Right now, Frey said, society is in the middle of the so-called “crisis of the humanities and higher education.” 

“Humanities majors, which were very traditional forms of study in the university, like English and literature, philosophy and classics, are starving for students,” Frey said. “Students don’t want to enroll in these classes, and the result is, in many cases, that departments are shut down.”

Frey said she found interest in moral questions as a young person. While she felt strongly about her moral beliefs, she said she could not justify them, which bothered her. This prompted her to pose questions, which eventually led her to believe that to live in a praiseworthy way, one has to “cultivate virtues.”

Virtues, she said, are “stable dispositions of thinking, feeling, acting and desiring.” 

Currently, Frey said she is keen on virtue pedagogy. Some of the questions she is trying to find answers to include if and how one can teach virtues and whether or not there is a connection between the study of classical texts and the cultivation of virtue. 

“I think there can be,” she said.

Frey earned her bachelor’s degree in philosophy and medieval studies at Indiana University, then a doctorate degree in philosophy at the University of Pittsburgh. 

At that time, in the late 1990s, when she was an undergraduate student, Frey said she never worked with a female philosophy professor. While the numbers have gotten better over the years, she said, they are still “nowhere near even.”
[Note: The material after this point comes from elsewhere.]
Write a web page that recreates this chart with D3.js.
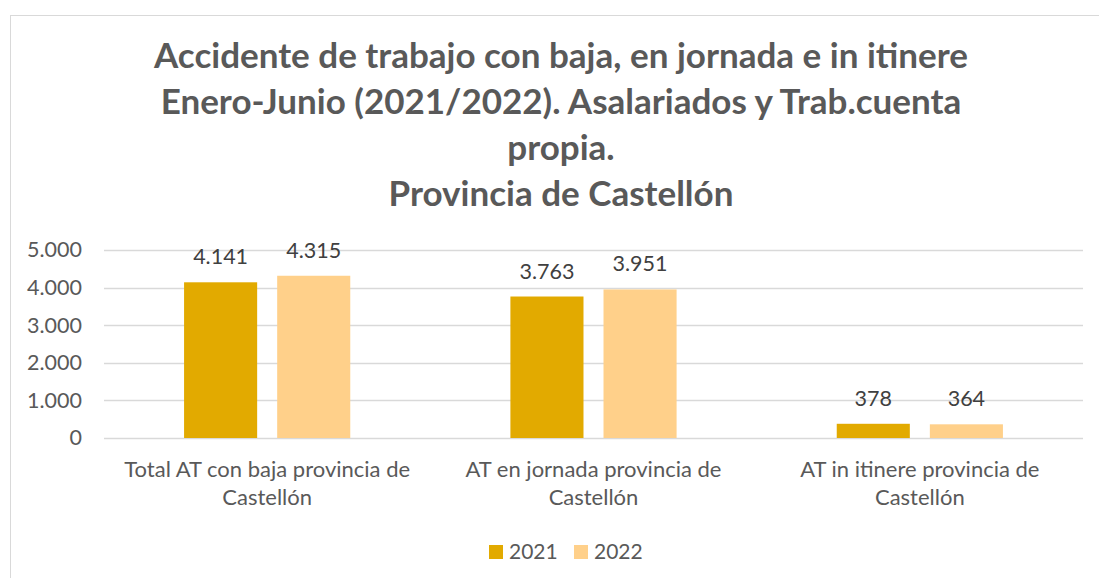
<!DOCTYPE html>
<html>
<head>
<meta charset="utf-8">
<script src="https://cdn.jsdelivr.net/npm/d3@7"></script>
<style>
  body { margin: 0; background: #fff; }
  text { font-family: Lato, "Open Sans", sans-serif; }
</style>
</head>
<body>
<svg id="chart" width="1099" height="578"></svg>
<script>
// data
var categories = ["Total AT con baja provincia de Castellón", "AT en jornada provincia de Castellón", "AT in itinere provincia de Castellón"];
var catLines = [["Total AT con baja provincia de", "Castellón"], ["AT en jornada provincia de", "Castellón"], ["AT in itinere provincia de", "Castellón"]];
var years = ["2021", "2022"];
var values2021 = [4141, 3763, 378];
var values2022 = [4315, 3951, 364];
var yTicks = [0, 1000, 2000, 3000, 4000, 5000];
var titleLines = ["Accidente de trabajo con baja, en jornada e in itinere", "Enero-Junio (2021/2022). Asalariados y Trab.cuenta", "propia.", "Provincia de Castellón"];

var colors = {"2021": "#E2AA00", "2022": "#FFD08A"};
var fmt = function(v) { return d3.format(",")(v).replace(/,/g, "."); };

var svg = d3.select("#chart");

// outer frame
svg.append("rect").attr("x", 10.5).attr("y", 15.5).attr("width", 1100).attr("height", 600)
  .attr("fill", "#fff").attr("stroke", "#d9d9d9").attr("stroke-width", 1);

// title
svg.append("g").selectAll("text").data(titleLines).enter().append("text")
  .attr("x", 561).attr("y", function(d, i) { return 68 + i * 46; })
  .attr("text-anchor", "middle").attr("font-weight", "bold").attr("font-size", 35)
  .attr("fill", "#595959").text(function(d) { return d; });

var x0 = d3.scaleBand().domain(categories).range([104, 1083]);
var x1 = d3.scaleBand().domain(years).range([0, x0.bandwidth()]).paddingInner(0.215).paddingOuter(0.86);
var y = d3.scaleLinear().domain([0, 5000]).range([438, 250]);

// gridlines
svg.append("g").selectAll("line").data(yTicks).enter().append("line")
  .attr("x1", 104).attr("x2", 1083)
  .attr("y1", function(d) { return Math.round(y(d)) + 0.5; })
  .attr("y2", function(d) { return Math.round(y(d)) + 0.5; })
  .attr("stroke", "#d9d9d9").attr("stroke-width", 1.3);

// y axis labels
var yAxis = d3.axisLeft(y).tickValues(yTicks).tickFormat(fmt).tickSize(0).tickPadding(0);
var ya = svg.append("g").attr("transform", "translate(82,0)").call(yAxis);
ya.select(".domain").remove();
ya.selectAll("text").attr("font-size", 21.5).attr("fill", "#595959").attr("font-family", "Lato, 'Open Sans', sans-serif");

// bars
var series = years.map(function(yr, k) {
  var vals = k === 0 ? values2021 : values2022;
  return categories.map(function(c, i) { return {cat: c, year: yr, value: vals[i]}; });
});
var flat = [].concat.apply([], series);

svg.append("g").selectAll("rect").data(flat).enter().append("rect")
  .attr("x", function(d) { return x0(d.cat) + x1(d.year); })
  .attr("width", x1.bandwidth())
  .attr("y", function(d) { return y(d.value); })
  .attr("height", function(d) { return y(0) - y(d.value); })
  .attr("fill", function(d) { return colors[d.year]; });

// data labels
svg.append("g").selectAll("text").data(flat).enter().append("text")
  .attr("x", function(d) { return x0(d.cat) + x1(d.year) + x1.bandwidth() / 2; })
  .attr("y", function(d) { return y(d.value) - 18; })
  .attr("text-anchor", "middle").attr("font-size", 21.5).attr("fill", "#404040")
  .text(function(d) { return fmt(d.value); });

// category labels
var cg = svg.append("g").selectAll("text").data(categories).enter().append("text")
  .attr("text-anchor", "middle").attr("font-size", 22).attr("fill", "#595959")
  .attr("transform", function(d) { return "translate(" + (x0(d) + x0.bandwidth() / 2) + ",0)"; });
cg.selectAll("tspan").data(function(d, i) { return catLines[i]; }).enter().append("tspan")
  .attr("x", 0).attr("y", function(d, i) { return 477 + i * 28; })
  .text(function(d) { return d; });

// legend
var lg = svg.append("g").selectAll("g").data(years).enter().append("g")
  .attr("transform", function(d, i) { return "translate(" + (489 + i * 85) + ",545)"; });
lg.append("rect").attr("width", 14).attr("height", 14).attr("fill", function(d) { return colors[d]; });
lg.append("text").attr("x", 20).attr("y", 13.5).attr("font-size", 21).attr("fill", "#595959")
  .text(function(d) { return d; });
</script>
</body>
</html>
During the course of her career, Frey said what’s prevented her from burning out is the love she has for the discipline. 
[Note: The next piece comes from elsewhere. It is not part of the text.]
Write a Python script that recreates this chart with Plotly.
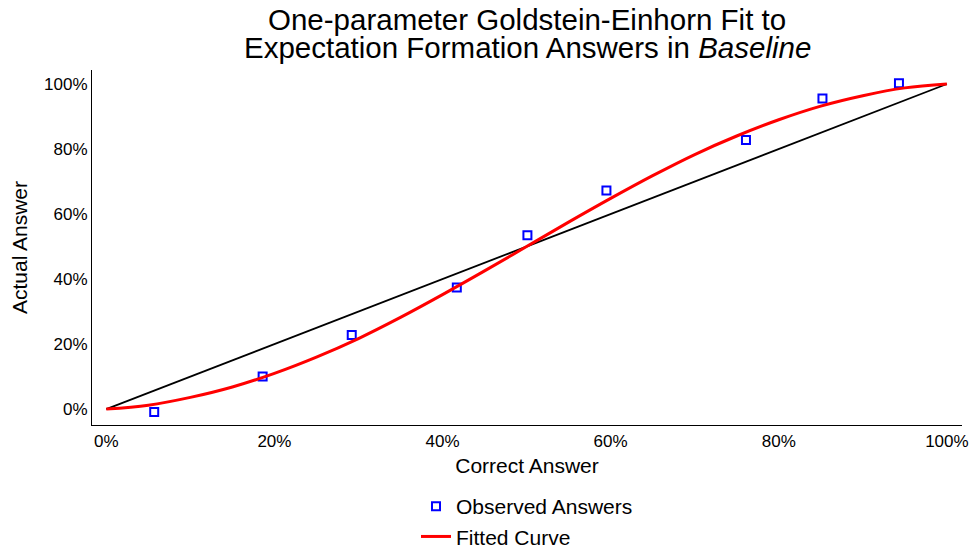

“I find that intellectual life is incredibly exciting. It’s really hard and it can be exhausting, but it’s also really exciting,” she said. “It’s really gratifying to share that with other people in the classroom, in conversation, in conference with other scholars.”

In July, Frey became the inaugural dean of the Honors College at the University of Tulsa. The curriculum she is building, Frey said, will be centered around the study of classical texts. 

Those texts that “have stood the test of time,” she said, can shape the ways people think and see the world, as well as their purpose, or meaning, in it. 

“I think the reason that these texts endure is because (they) raise the fundamental human questions that lie at the center of human life,” Frey said. 

The meaning of life, she said, can and does change over time, and from one person to another.  

“A meaningful life is one that is intentionally ordered to some kind of good that transcends the self and fulfills human nature in a deep way,” Frey said, noting that this definition is general and abstract, which befits a philosopher. 

Some, she said, find meaning in prayer and worship of God, others in family or giving back to the community. Research data suggests, Frey said, that people who are oriented toward “self-transcendent goods,” are more likely have a stronger sense of meaningfulness and purposefulness. 

Frey is also the host of the “Sacred and Profane Love” podcast, which she started in 2018. The podcast, she said, is “at the intersection of philosophy, theology and literature.” 

Every episode is devoted to a piece of classical literature that Frey discusses with a theologian or a literary critic. The only instruction Frey said she gives to podcast guests is that they have to choose a book that transformed their lives. 

For Frey, this book is Madame Bovary, by Gustave Flaubert. Described by Frey as “a perfect novel,” amazing and awe-inspiring, she said it addresses the issues of escapism and the dangers it imposes on the ability to love.  

“(The book) has incredibly profound philosophical insights, but it’s not a work of philosophy. It’s a work of literature, and so it’s communicating those insights in a really different way – it’s art, not theory,” she said. “It really changed the way that I think about how I live. … I felt very convicted reading it.”

In today’s lecture, Frey will discuss more texts that transformed the way she perceived her life, the possibilities of that life, and the relationships she has built.